The Supreme Court couldn’t reach a majority for or against President Barack Obama’s plan to defer deportation for millions Thursday, effectively leaving his executive actions on hold and undocumented immigrants in limbo.

In a one-sentence ruling, the justices simply said, “The judgment is affirmed by an equally divided court.” But they didn’t indicate how they voted — a sign that the court was sharply at odds along ideological lines.

The split decision means a lower court ruling that effectively blocked the program will stand, and no national precedent will be set as to whether the president acted within the law when he announced it in November 2014.

The last big decisions came in rapid succession on June 27:

In McDonnell v. United States, the court handed down a unanimous decision overturning the bribery conviction of former Virginia Governor Bob McDonnell (R) making it harder for states to prosecute elected officials for bribery.

Then voting 6 – 2 in Voisine v. United States, the court upheld that those convicted of domestic violence, even if it’s only a misdemeanor, cannot own a gun.

The Supreme Court ruled in a decision announced Monday that a domestic violence assault committed “recklessly” qualifies as a misdemeanor crime of domestic violence, and therefore triggers the federal ban on gun ownership.

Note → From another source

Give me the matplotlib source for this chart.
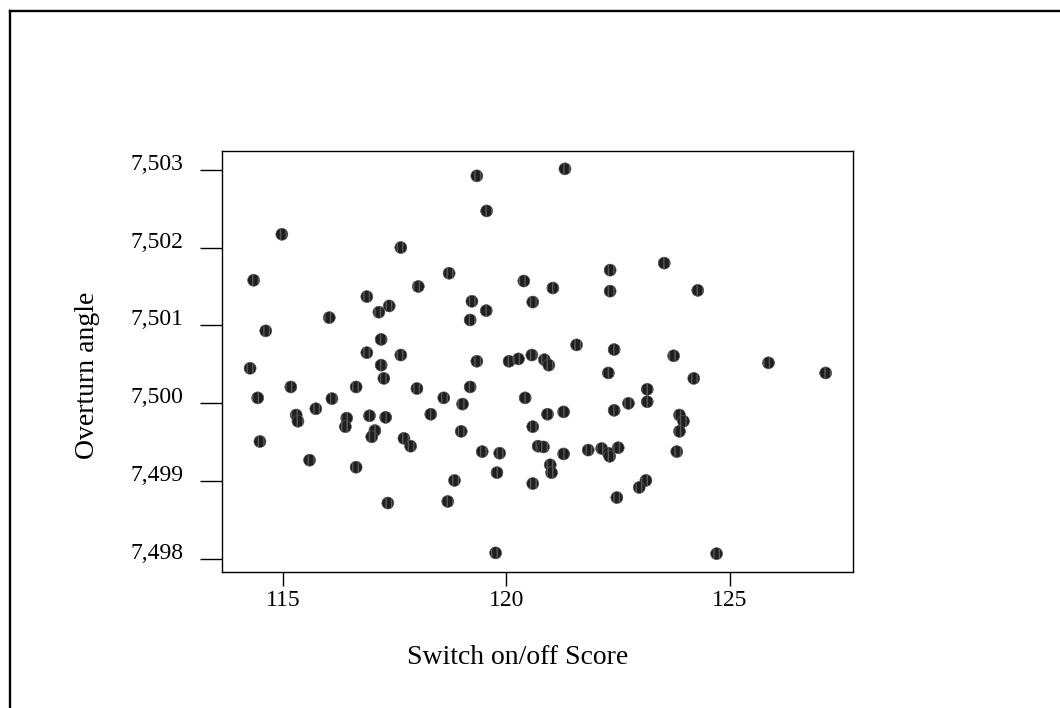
import matplotlib
matplotlib.use("Agg")
import matplotlib.pyplot as plt
from matplotlib.lines import Line2D
from matplotlib.ticker import FixedLocator, FuncFormatter

plt.rcParams['font.family'] = ['Liberation Serif', 'DejaVu Serif']

# Switch on/off score (x) and overturn angle (y)
score = [119.34, 119.56, 114.98, 117.64, 114.35, 118.72, 118.03, 120.39, 116.88, 117.38,
         117.15, 119.23, 119.55, 120.59, 116.04, 119.19, 114.62, 117.20, 116.88, 117.64,
         119.34, 120.06, 120.27, 120.57, 114.27, 117.20, 117.26, 115.18, 116.64, 118.00,
         119.19, 114.44, 116.10, 118.60, 119.02, 120.42, 115.74, 115.30, 115.34, 116.43,
         116.40, 116.94, 117.30, 118.31, 117.06, 116.99, 117.71, 117.86, 118.99, 120.59,
         114.49, 119.46, 119.85, 119.79, 115.60, 116.64, 118.84, 120.59, 117.35, 118.69,
         119.76, 121.31, 123.53, 122.32, 122.32, 124.28, 121.04, 121.57, 122.41, 123.74,
         125.86, 120.85, 120.95, 122.28, 127.14, 124.19, 123.15, 123.15, 122.73, 122.41,
         121.28, 120.92, 123.87, 123.96, 123.87, 120.71, 120.83, 121.28, 121.83, 122.13,
         122.28, 122.31, 122.50, 123.81, 120.98, 121.01, 123.12, 122.97, 122.47, 124.70]

angle = [7.50292, 7.50247, 7.50217, 7.50200, 7.50158, 7.50167, 7.50150, 7.50157, 7.50137, 7.50125,
         7.50117, 7.50131, 7.50119, 7.50130, 7.50110, 7.50107, 7.50093, 7.50082, 7.50065, 7.50062,
         7.50054, 7.50054, 7.50057, 7.50062, 7.50045, 7.50049, 7.50032, 7.50021, 7.50021, 7.50019,
         7.50021, 7.50007, 7.50006, 7.50007, 7.49999, 7.50007, 7.49993, 7.49985, 7.49977, 7.49981,
         7.49970, 7.49984, 7.49982, 7.49986, 7.49965, 7.49957, 7.49955, 7.49945, 7.49964, 7.49970,
         7.49951, 7.49938, 7.49936, 7.49911, 7.49927, 7.49918, 7.49901, 7.49897, 7.49872, 7.49874,
         7.49808, 7.50301, 7.50180, 7.50171, 7.50144, 7.50145, 7.50148, 7.50075, 7.50069, 7.50061,
         7.50052, 7.50056, 7.50049, 7.50039, 7.50039, 7.50032, 7.50018, 7.50002, 7.50000, 7.49991,
         7.49989, 7.49986, 7.49985, 7.49977, 7.49964, 7.49945, 7.49944, 7.49935, 7.49940, 7.49942,
         7.49936, 7.49932, 7.49943, 7.49938, 7.49921, 7.49911, 7.49901, 7.49892, 7.49879, 7.49807]

xticks = [115, 120, 125]
yticks = [7.498, 7.499, 7.500, 7.501, 7.502, 7.503]

fig = plt.figure(figsize=(10.6, 7.08), dpi=100)
ax = fig.add_axes([0.2092, 0.1917, 0.5955, 0.595])

ax.scatter(score, angle, s=75, facecolor='#1f1f1f', edgecolor='#5a5a5a',
           linewidth=0.4, hatch='|||', zorder=3)

ax.set_xlim(113.636, 127.75)
ax.set_ylim(7.497831, 7.503239)

ax.xaxis.set_major_locator(FixedLocator(xticks))
ax.yaxis.set_major_locator(FixedLocator(yticks))
ax.yaxis.set_major_formatter(FuncFormatter(lambda v, p: f"{v:.3f}".replace('.', ',')))

ax.tick_params(axis='x', direction='out', length=10, width=1, pad=3, labelsize=17)
ax.tick_params(axis='y', direction='out', length=15.6, width=1, pad=12, labelsize=17)
for lab in ax.get_yticklabels():
    lab.set_verticalalignment('baseline')

for sp in ax.spines.values():
    sp.set_linewidth(1.0)
    sp.set_color('black')

fig.text(517.5 / 1060, 1 - 664 / 708, 'Switch on/off Score', ha='center', va='baseline', fontsize=20)
fig.text(88 / 1060, 1 - 375 / 708, 'Overturn angle', rotation=90, ha='center', va='center', fontsize=20)

# border lines of the original figure (left and top only)
fig.add_artist(Line2D([10 / 1060, 10 / 1060], [0, 1 - 11 / 708], transform=fig.transFigure,
                      color='black', lw=1.7))
fig.add_artist(Line2D([10 / 1060, 1], [1 - 11 / 708, 1 - 11 / 708], transform=fig.transFigure,
                      color='black', lw=1.7))

fig.savefig('out.png', dpi=100)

“A person who assaults another recklessly ‘use[s]’ force, no less than one who carries out that same action knowingly or intentionally,” wrote Justice Elena Kagan, who authored the majority opinion. She was joined by Chief Justice John Roberts, as well as Justices Anthony Kennedy, Ruth Bader Ginsburg, Stephen Breyer and Samuel Alito.

The case, Voisine v. United States, was brought by two men who lost their right to own or buy guns after being convicted of domestic violence misdemeanors in the state of Maine.

Under the Lautenberg Amendment, which Congress passed in 1996, individuals convicted of domestic violence misdemeanors can’t legally own or buy guns. But lawyers for the two men argued that their crimes didn’t qualify for the federal gun ban because their assaults were committed “recklessly,” as opposed to knowingly or intentionally.

The last decision dealt a blow to the Republicans and Right to Lifers, not just in Texas but across the Untied States. With a 5 -3 vote in Whole Woman’s Health v. Hellerstedt, the court struck down the state of Texas’ restrictive statute that threatened to shut down the states remaining abortion clinics denying millions of women access to a safe abortion. how this ruling will affect other states will be part of the discussion in another post.